A peine la frontière retour passée, le hasard nous a fait croiser une jeune femme « girafe » qui portait un foulard pour cacher ses anneaux. Nos regards se sont croisés, elle nous a souris et a remis délicatement son foulard en place. Cette rencontre fortuite nous a confortés dans l’idée qu’il n’était pas nécessaire de trop forcer les rencontres. Elles pouvaient se faire simplement et avaient encore plus de saveur.
Direction ensuite le fameux point où la Thaïlande, le Laos et la Birmanie se rencontraient, séparés par le Mékong. Désigné par les guides touristiques comme étant le « Triangle d’Or », il s’agit en pratique d’avantage d’un point d’observation de cette curiosité géographique. Le fameux triangle d’or couvrait en fait une région bien plus vaste, tristement connue pour son meurtrier commerce d’opium d’autrefois.
Chiang Rai et ses temples colorés
La dernière étape de notre boucle était Chiang Rai, où nous avons fait un arrêt éclair, le temps de visiter ses deux temples célèbres (et d’un autre massage thaïlandais). Nous nous sommes tout d'abord rendus à son temple bleu, aux sculptures très travaillées.
Nous avons ensuite été faire un tour au récent mais fameux temple blanc, œuvre artistique extravagante d’un architecte thaïlandais. Pour ce dernier, l’appellation « temple » semble vraiment peu appropriée puisque à part une statue de Bouddha, tout le reste n’a rien à voir avec le bouddhisme : à l'intérieur, on trouve des personnages de films d’animation, de science-fiction et autres comme Pikachu ou Dark Vador. Ce n’est d’ailleurs pas pour le Bouddha qu’on vient le voir…

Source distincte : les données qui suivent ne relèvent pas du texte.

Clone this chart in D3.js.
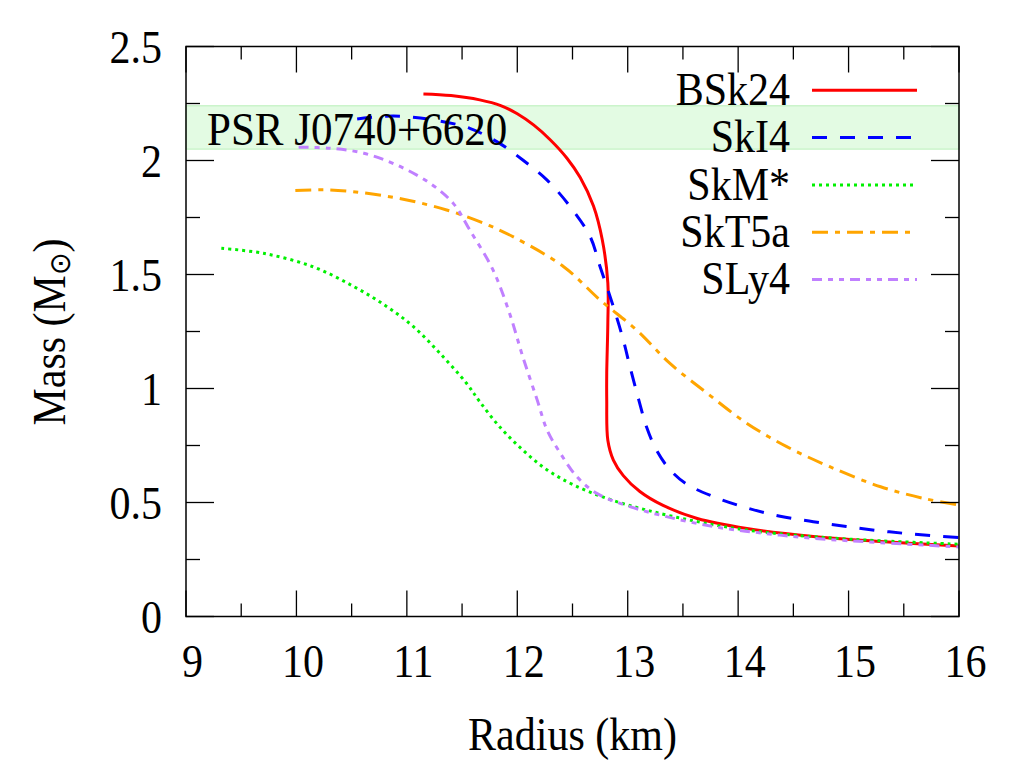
<!DOCTYPE html>
<html>
<head>
<meta charset="utf-8">
<script src="https://cdn.jsdelivr.net/npm/d3@7"></script>
<style>
  html, body { margin: 0; padding: 0; background: #fff; }
  text { font-family: "Liberation Serif", "Times New Roman", serif; fill: #000; }
</style>
</head>
<body>
<svg id="chart" width="1024" height="768"></svg>
<script>
// ---- data (radius km, mass Msun) ----
const seriesNames = ["BSk24", "SkI4", "SkM*", "SkT5a", "SLy4"];
const seriesColors = ["#ff0000", "#0000ff", "#00f000", "#ffa500", "#c080ff"];
const seriesDashes = [null, "15,13", "3,4", "16,7,5,7", "10,6,5,6,5,6"];

const bsk24R = [11.15, 11.40, 11.66, 11.85, 12.00, 12.15, 12.30, 12.45, 12.57, 12.69, 12.77, 12.82, 12.82, 12.81, 12.81, 12.82, 12.87, 12.96, 13.11, 13.32, 13.63, 14.08, 14.68, 15.29, 16.0];
const bsk24M = [2.292, 2.285, 2.266, 2.241, 2.205, 2.155, 2.090, 2.010, 1.925, 1.800, 1.651, 1.463, 1.288, 1.068, 0.949, 0.773, 0.686, 0.618, 0.548, 0.487, 0.430, 0.386, 0.351, 0.329, 0.309];

const ski4R = [10.55, 10.88, 11.24, 11.57, 11.84, 12.05, 12.27, 12.48, 12.66, 12.75, 12.87, 12.96, 13.02, 13.10, 13.17, 13.26, 13.38, 13.53, 13.78, 14.08, 14.38, 14.68, 14.98, 15.28, 15.59, 16.0];
const ski4M = [2.182, 2.195, 2.178, 2.141, 2.075, 2.002, 1.914, 1.797, 1.666, 1.534, 1.359, 1.213, 1.096, 0.950, 0.832, 0.730, 0.645, 0.582, 0.525, 0.476, 0.440, 0.416, 0.395, 0.376, 0.361, 0.346];

const skmR = [9.32, 9.70, 10.15, 10.52, 10.82, 11.06, 11.30, 11.54, 11.66, 11.84, 12.05, 12.27, 12.51, 12.81, 13.17, 13.63, 14.08, 14.68, 15.29, 16.0];
const skmM = [1.615, 1.593, 1.534, 1.447, 1.359, 1.271, 1.154, 1.023, 0.942, 0.832, 0.730, 0.643, 0.577, 0.518, 0.467, 0.416, 0.379, 0.350, 0.332, 0.317];

const skt5aR = [9.99, 10.30, 10.64, 11.00, 11.36, 11.66, 11.96, 12.42, 12.75, 13.08, 13.38, 13.72, 14.08, 14.44, 14.83, 15.29, 15.68, 16.0];
const skt5aM = [1.868, 1.871, 1.856, 1.827, 1.783, 1.732, 1.666, 1.534, 1.388, 1.257, 1.111, 0.979, 0.847, 0.745, 0.657, 0.569, 0.518, 0.489];

const sly4R = [10.02, 10.30, 10.61, 10.91, 11.21, 11.42, 11.57, 11.78, 11.93, 12.05, 12.18, 12.27, 12.39, 12.54, 12.72, 13.02, 13.35, 13.78, 14.23, 14.68, 15.29, 16.0];
const sly4M = [2.058, 2.054, 2.032, 1.980, 1.900, 1.812, 1.695, 1.520, 1.330, 1.139, 0.950, 0.818, 0.716, 0.613, 0.540, 0.482, 0.438, 0.394, 0.365, 0.343, 0.324, 0.305];

const xTicks = [9, 10, 11, 12, 13, 14, 15, 16];
const yTicks = [0, 0.5, 1, 1.5, 2, 2.5];
const yTickLabels = ["0", "0.5", "1", "1.5", "2", "2.5"];
const band = [2.05, 2.24];
const bandLabel = "PSR J0740+6620";

const allR = [bsk24R, ski4R, skmR, skt5aR, sly4R];
const allM = [bsk24M, ski4M, skmM, skt5aM, sly4M];

// ---- layout ----
const L = 186, R = 959, T = 46.5, B = 616.5;
const FS = 42, SY = 1.08;
const svg = d3.select("#chart");
const x = d3.scaleLinear().domain([9, 16]).range([L, R]);
const y = d3.scaleLinear().domain([0, 2.5]).range([B, T]);

function label(parent, px, py, str, anchor, size) {
  return parent.append("text")
    .attr("transform", `translate(${px},${py}) scale(1,${SY})`)
    .attr("text-anchor", anchor || "start")
    .style("font-size", (size || FS) + "px")
    .text(str);
}

svg.append("defs").append("clipPath").attr("id", "clip")
  .append("rect").attr("x", L).attr("y", T).attr("width", R - L).attr("height", B - T);

// band
svg.append("rect")
  .attr("x", L).attr("width", R - L)
  .attr("y", y(band[1])).attr("height", y(band[0]) - y(band[1]))
  .attr("fill", "#e3fbe3").attr("stroke", "#c2f2c2").attr("stroke-width", 1.2);

// curves
const line = d3.line().x(d => x(d[0])).y(d => y(d[1])).curve(d3.curveCatmullRom.alpha(0.5));
const g = svg.append("g").attr("clip-path", "url(#clip)");
seriesNames.forEach((name, i) => {
  const pts = allR[i].map((r, j) => [r, allM[i][j]]);
  g.append("path").datum(pts)
    .attr("d", line)
    .attr("fill", "none")
    .attr("stroke", seriesColors[i])
    .attr("stroke-width", 3)
    .attr("stroke-dasharray", seriesDashes[i]);
});

// band label
label(svg, 207, 145, bandLabel, "start", 43);

// ticks (mirrored, inward)
const tk = svg.append("g").attr("stroke", "#000").attr("stroke-width", 1.3);
d3.range(9, 16.01, 0.5).forEach(v => {
  const major = Math.abs(v - Math.round(v)) < 1e-6;
  const len = major ? 26 : 13;
  tk.append("line").attr("x1", x(v)).attr("x2", x(v)).attr("y1", B).attr("y2", B - len);
  tk.append("line").attr("x1", x(v)).attr("x2", x(v)).attr("y1", T).attr("y2", T + len);
});
d3.range(0, 2.501, 0.25).forEach(v => {
  const major = Math.abs(v * 2 - Math.round(v * 2)) < 1e-6;
  const len = major ? 28 : 14;
  tk.append("line").attr("y1", y(v)).attr("y2", y(v)).attr("x1", L).attr("x2", L + len);
  tk.append("line").attr("y1", y(v)).attr("y2", y(v)).attr("x1", R).attr("x2", R - len);
});

// tick labels through axes
const xAxis = d3.axisBottom(x).tickValues(xTicks).tickSize(0).tickPadding(0).tickFormat(d3.format("d"));
const xa = svg.append("g").attr("transform", `translate(6,${B + 60})`).call(xAxis);
xa.select(".domain").remove();
xa.selectAll("text").attr("dy", 0).attr("y", 0).attr("transform", `scale(1,${SY})`)
  .style("font-size", FS + "px")
  .style("font-family", "Liberation Serif, serif").attr("fill", "#000");

const yAxis = d3.axisLeft(y).tickValues(yTicks).tickSize(0).tickPadding(0)
  .tickFormat((d, i) => yTickLabels[i]);
const ya = svg.append("g").attr("transform", `translate(162,0)`).call(yAxis);
ya.select(".domain").remove();
ya.selectAll("text").attr("dy", 0).attr("x", 0).attr("y", 0)
  .attr("transform", `translate(0,16) scale(1,${SY})`)
  .style("font-size", FS + "px")
  .style("font-family", "Liberation Serif, serif").attr("fill", "#000");

// frame
svg.append("rect").attr("x", L).attr("y", T).attr("width", R - L).attr("height", B - T)
  .attr("fill", "none").attr("stroke", "#000").attr("stroke-width", 1.5);

// axis titles
label(svg, (L + R) / 2, 750, "Radius (km)", "middle");

const yt = svg.append("text").attr("transform", `translate(65,332) rotate(-90) scale(1,${SY})`)
  .attr("text-anchor", "middle").style("font-size", FS + "px");
yt.append("tspan").text("Mass (M");
yt.append("tspan").attr("dy", 5).style("font-size", "27px")
  .style("font-family", "DejaVu Sans, sans-serif").text("\u2299");
yt.append("tspan").attr("dy", -5).text(")");

// legend
const lg = svg.append("g");
seriesNames.forEach((name, i) => {
  const ry = 90.3 + i * 47.3;
  label(lg, 790, ry + 14.7, name, "end");
  lg.append("line").attr("x1", 812).attr("x2", 917).attr("y1", ry).attr("y2", ry)
    .attr("stroke", seriesColors[i]).attr("stroke-width", 3)
    .attr("stroke-dasharray", seriesDashes[i]);
});
</script>
</body>
</html>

Temple bleu, temple blanc : quelle sera la couleur du prochain ? Tout de même, les temples de Thaïlande semblent bien se porter, grâce aux donations des fidèles… Ils nous ont apparu comme nombreux, très bien rénovés et ce n’était pas rare d’en voir en construction !
Le retour à Chiang Mai
Nous retournons ensuite à Chiang Mai où notre boucle en voiture s’achève. Globalement, la route était sympathique, mais les paysages et points de vue n’étaient pas transcendants. C’était le risque, nous qui voulions éviter la boucle de Mae Hong Son aussi car elle risquait d’être bien fréquentée, peut-être à raison, cette fois. Cependant, nous avons appris plus tard (et nous l’avons constaté une fois là-bas) qu’à cette période de l’année dans la région de la boucle de l’ouest, des parcelles de forêt étaient brûlées pour faire de la place pour des nouveaux champs (de caoutchoutiers, de palmiers à huile, …) et des champs déjà existants étaient nettoyés par la méthode du brûlis. Tout cela dégageait beaucoup de fumée et effaçait le paysage, mais ce n’était pas le cas ici.
Nous avons envisagé quelques jours de repos à Mae Hong Son avant notre expérience de méditation.